## STATED PROBLEM
Copy out every line exactly, passing over the pictures.

## Start

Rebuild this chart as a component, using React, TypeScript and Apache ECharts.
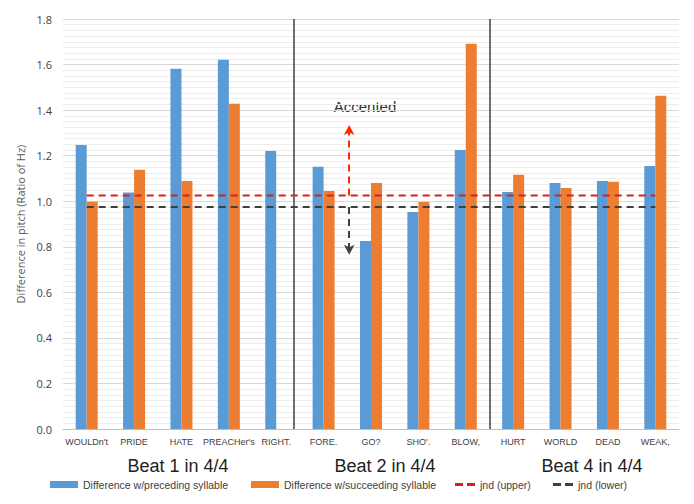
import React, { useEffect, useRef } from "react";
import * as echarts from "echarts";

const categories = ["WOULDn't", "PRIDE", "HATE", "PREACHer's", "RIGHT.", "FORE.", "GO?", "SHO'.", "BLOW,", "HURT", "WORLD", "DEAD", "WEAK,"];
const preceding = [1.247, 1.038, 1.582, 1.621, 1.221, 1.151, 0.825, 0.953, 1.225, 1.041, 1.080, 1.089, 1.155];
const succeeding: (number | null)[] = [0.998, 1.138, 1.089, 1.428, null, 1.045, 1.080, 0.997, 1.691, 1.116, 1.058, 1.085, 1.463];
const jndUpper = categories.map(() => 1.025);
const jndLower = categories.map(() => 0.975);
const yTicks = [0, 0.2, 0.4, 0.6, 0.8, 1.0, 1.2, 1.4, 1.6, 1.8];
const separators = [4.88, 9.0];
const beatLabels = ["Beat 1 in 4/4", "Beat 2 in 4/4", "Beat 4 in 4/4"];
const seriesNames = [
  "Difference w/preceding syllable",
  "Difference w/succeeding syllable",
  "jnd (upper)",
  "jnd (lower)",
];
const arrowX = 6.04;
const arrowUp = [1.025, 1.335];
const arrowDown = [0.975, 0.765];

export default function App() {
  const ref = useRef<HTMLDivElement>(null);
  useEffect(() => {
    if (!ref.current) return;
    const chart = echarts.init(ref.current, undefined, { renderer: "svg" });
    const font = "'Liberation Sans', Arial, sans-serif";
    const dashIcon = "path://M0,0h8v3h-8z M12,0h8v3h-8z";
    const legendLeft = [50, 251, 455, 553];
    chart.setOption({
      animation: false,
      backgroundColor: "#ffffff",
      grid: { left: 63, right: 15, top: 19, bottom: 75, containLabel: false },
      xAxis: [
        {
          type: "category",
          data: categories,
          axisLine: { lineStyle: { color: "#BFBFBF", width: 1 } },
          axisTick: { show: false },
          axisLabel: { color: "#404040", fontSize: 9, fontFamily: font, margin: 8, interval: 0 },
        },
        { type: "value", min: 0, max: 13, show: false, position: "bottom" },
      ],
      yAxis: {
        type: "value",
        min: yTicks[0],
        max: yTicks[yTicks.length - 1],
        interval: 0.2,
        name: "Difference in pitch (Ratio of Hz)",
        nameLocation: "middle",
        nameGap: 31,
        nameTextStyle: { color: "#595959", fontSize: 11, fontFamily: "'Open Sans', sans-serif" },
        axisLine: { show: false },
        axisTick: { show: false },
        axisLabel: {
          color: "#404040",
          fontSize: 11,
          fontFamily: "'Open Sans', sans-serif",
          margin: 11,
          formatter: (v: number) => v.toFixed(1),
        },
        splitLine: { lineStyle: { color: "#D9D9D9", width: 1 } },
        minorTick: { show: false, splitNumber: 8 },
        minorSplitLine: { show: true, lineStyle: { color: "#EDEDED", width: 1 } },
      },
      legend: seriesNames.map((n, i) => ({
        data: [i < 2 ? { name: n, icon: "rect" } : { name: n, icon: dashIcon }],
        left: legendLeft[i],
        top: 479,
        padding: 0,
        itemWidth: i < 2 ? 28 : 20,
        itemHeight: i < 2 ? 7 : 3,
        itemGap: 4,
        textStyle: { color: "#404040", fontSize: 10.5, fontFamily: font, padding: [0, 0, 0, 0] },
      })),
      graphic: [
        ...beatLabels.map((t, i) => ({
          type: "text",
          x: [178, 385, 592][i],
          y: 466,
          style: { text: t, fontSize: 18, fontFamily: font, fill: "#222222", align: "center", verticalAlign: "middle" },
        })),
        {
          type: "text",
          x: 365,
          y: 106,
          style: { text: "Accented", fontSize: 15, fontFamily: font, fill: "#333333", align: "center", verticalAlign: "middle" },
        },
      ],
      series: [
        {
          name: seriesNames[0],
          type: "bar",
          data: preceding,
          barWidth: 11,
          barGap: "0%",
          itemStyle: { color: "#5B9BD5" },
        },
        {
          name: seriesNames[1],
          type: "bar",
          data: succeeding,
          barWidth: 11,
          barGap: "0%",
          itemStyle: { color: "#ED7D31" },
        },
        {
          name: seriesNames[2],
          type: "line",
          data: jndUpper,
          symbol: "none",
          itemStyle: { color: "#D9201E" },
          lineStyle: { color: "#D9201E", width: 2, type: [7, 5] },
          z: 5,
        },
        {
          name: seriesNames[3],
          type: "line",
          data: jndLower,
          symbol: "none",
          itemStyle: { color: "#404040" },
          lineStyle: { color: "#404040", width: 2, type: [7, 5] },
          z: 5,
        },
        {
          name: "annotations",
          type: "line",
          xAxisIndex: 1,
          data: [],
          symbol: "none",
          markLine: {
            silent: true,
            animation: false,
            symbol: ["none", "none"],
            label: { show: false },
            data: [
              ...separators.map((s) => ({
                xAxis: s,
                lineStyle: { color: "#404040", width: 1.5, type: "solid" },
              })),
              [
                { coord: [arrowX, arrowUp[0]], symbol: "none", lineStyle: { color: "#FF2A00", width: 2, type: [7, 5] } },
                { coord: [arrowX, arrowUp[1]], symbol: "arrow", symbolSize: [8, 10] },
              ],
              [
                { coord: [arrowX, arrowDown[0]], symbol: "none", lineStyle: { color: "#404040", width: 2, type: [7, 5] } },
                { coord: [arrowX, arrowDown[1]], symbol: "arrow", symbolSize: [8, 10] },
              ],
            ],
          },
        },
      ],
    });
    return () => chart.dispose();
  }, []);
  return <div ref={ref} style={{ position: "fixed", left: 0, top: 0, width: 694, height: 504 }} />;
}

## End

## TASK RESULT
Rebuild this chart as a component, using React, TypeScript and Apache ECharts.
import React, { useEffect, useRef } from "react";
import * as echarts from "echarts";

const categories = ["WOULDn't", "PRIDE", "HATE", "PREACHer's", "RIGHT.", "FORE.", "GO?", "SHO'.", "BLOW,", "HURT", "WORLD", "DEAD", "WEAK,"];
const preceding = [1.247, 1.038, 1.582, 1.621, 1.221, 1.151, 0.825, 0.953, 1.225, 1.041, 1.080, 1.089, 1.155];
const succeeding: (number | null)[] = [0.998, 1.138, 1.089, 1.428, null, 1.045, 1.080, 0.997, 1.691, 1.116, 1.058, 1.085, 1.463];
const jndUpper = categories.map(() => 1.025);
const jndLower = categories.map(() => 0.975);
const yTicks = [0, 0.2, 0.4, 0.6, 0.8, 1.0, 1.2, 1.4, 1.6, 1.8];
const separators = [4.88, 9.0];
const beatLabels = ["Beat 1 in 4/4", "Beat 2 in 4/4", "Beat 4 in 4/4"];
const seriesNames = [
  "Difference w/preceding syllable",
  "Difference w/succeeding syllable",
  "jnd (upper)",
  "jnd (lower)",
];
const arrowX = 6.04;
const arrowUp = [1.025, 1.335];
const arrowDown = [0.975, 0.765];

export default function App() {
  const ref = useRef<HTMLDivElement>(null);
  useEffect(() => {
    if (!ref.current) return;
    const chart = echarts.init(ref.current, undefined, { renderer: "svg" });
    const font = "'Liberation Sans', Arial, sans-serif";
    const dashIcon = "path://M0,0h8v3h-8z M12,0h8v3h-8z";
    const legendLeft = [50, 251, 455, 553];
    chart.setOption({
      animation: false,
      backgroundColor: "#ffffff",
      grid: { left: 63, right: 15, top: 19, bottom: 75, containLabel: false },
      xAxis: [
        {
          type: "category",
          data: categories,
          axisLine: { lineStyle: { color: "#BFBFBF", width: 1 } },
          axisTick: { show: false },
          axisLabel: { color: "#404040", fontSize: 9, fontFamily: font, margin: 8, interval: 0 },
        },
        { type: "value", min: 0, max: 13, show: false, position: "bottom" },
      ],
      yAxis: {
        type: "value",
        min: yTicks[0],
        max: yTicks[yTicks.length - 1],
        interval: 0.2,
        name: "Difference in pitch (Ratio of Hz)",
        nameLocation: "middle",
        nameGap: 31,
        nameTextStyle: { color: "#595959", fontSize: 11, fontFamily: "'Open Sans', sans-serif" },
        axisLine: { show: false },
        axisTick: { show: false },
        axisLabel: {
          color: "#404040",
          fontSize: 11,
          fontFamily: "'Open Sans', sans-serif",
          margin: 11,
          formatter: (v: number) => v.toFixed(1),
        },
        splitLine: { lineStyle: { color: "#D9D9D9", width: 1 } },
        minorTick: { show: false, splitNumber: 8 },
        minorSplitLine: { show: true, lineStyle: { color: "#EDEDED", width: 1 } },
      },
      legend: seriesNames.map((n, i) => ({
        data: [i < 2 ? { name: n, icon: "rect" } : { name: n, icon: dashIcon }],
        left: legendLeft[i],
        top: 479,
        padding: 0,
        itemWidth: i < 2 ? 28 : 20,
        itemHeight: i < 2 ? 7 : 3,
        itemGap: 4,
        textStyle: { color: "#404040", fontSize: 10.5, fontFamily: font, padding: [0, 0, 0, 0] },
      })),
      graphic: [
        ...beatLabels.map((t, i) => ({
          type: "text",
          x: [178, 385, 592][i],
          y: 466,
          style: { text: t, fontSize: 18, fontFamily: font, fill: "#222222", align: "center", verticalAlign: "middle" },
        })),
        {
          type: "text",
          x: 365,
          y: 106,
          style: { text: "Accented", fontSize: 15, fontFamily: font, fill: "#333333", align: "center", verticalAlign: "middle" },
        },
      ],
      series: [
        {
          name: seriesNames[0],
          type: "bar",
          data: preceding,
          barWidth: 11,
          barGap: "0%",
          itemStyle: { color: "#5B9BD5" },
        },
        {
          name: seriesNames[1],
          type: "bar",
          data: succeeding,
          barWidth: 11,
          barGap: "0%",
          itemStyle: { color: "#ED7D31" },
        },
        {
          name: seriesNames[2],
          type: "line",
          data: jndUpper,
          symbol: "none",
          itemStyle: { color: "#D9201E" },
          lineStyle: { color: "#D9201E", width: 2, type: [7, 5] },
          z: 5,
        },
        {
          name: seriesNames[3],
          type: "line",
          data: jndLower,
          symbol: "none",
          itemStyle: { color: "#404040" },
          lineStyle: { color: "#404040", width: 2, type: [7, 5] },
          z: 5,
        },
        {
          name: "annotations",
          type: "line",
          xAxisIndex: 1,
          data: [],
          symbol: "none",
          markLine: {
            silent: true,
            animation: false,
            symbol: ["none", "none"],
            label: { show: false },
            data: [
              ...separators.map((s) => ({
                xAxis: s,
                lineStyle: { color: "#404040", width: 1.5, type: "solid" },
              })),
              [
                { coord: [arrowX, arrowUp[0]], symbol: "none", lineStyle: { color: "#FF2A00", width: 2, type: [7, 5] } },
                { coord: [arrowX, arrowUp[1]], symbol: "arrow", symbolSize: [8, 10] },
              ],
              [
                { coord: [arrowX, arrowDown[0]], symbol: "none", lineStyle: { color: "#404040", width: 2, type: [7, 5] } },
                { coord: [arrowX, arrowDown[1]], symbol: "arrow", symbolSize: [8, 10] },
              ],
            ],
          },
        },
      ],
    });
    return () => chart.dispose();
  }, []);
  return <div ref={ref} style={{ position: "fixed", left: 0, top: 0, width: 694, height: 504 }} />;
}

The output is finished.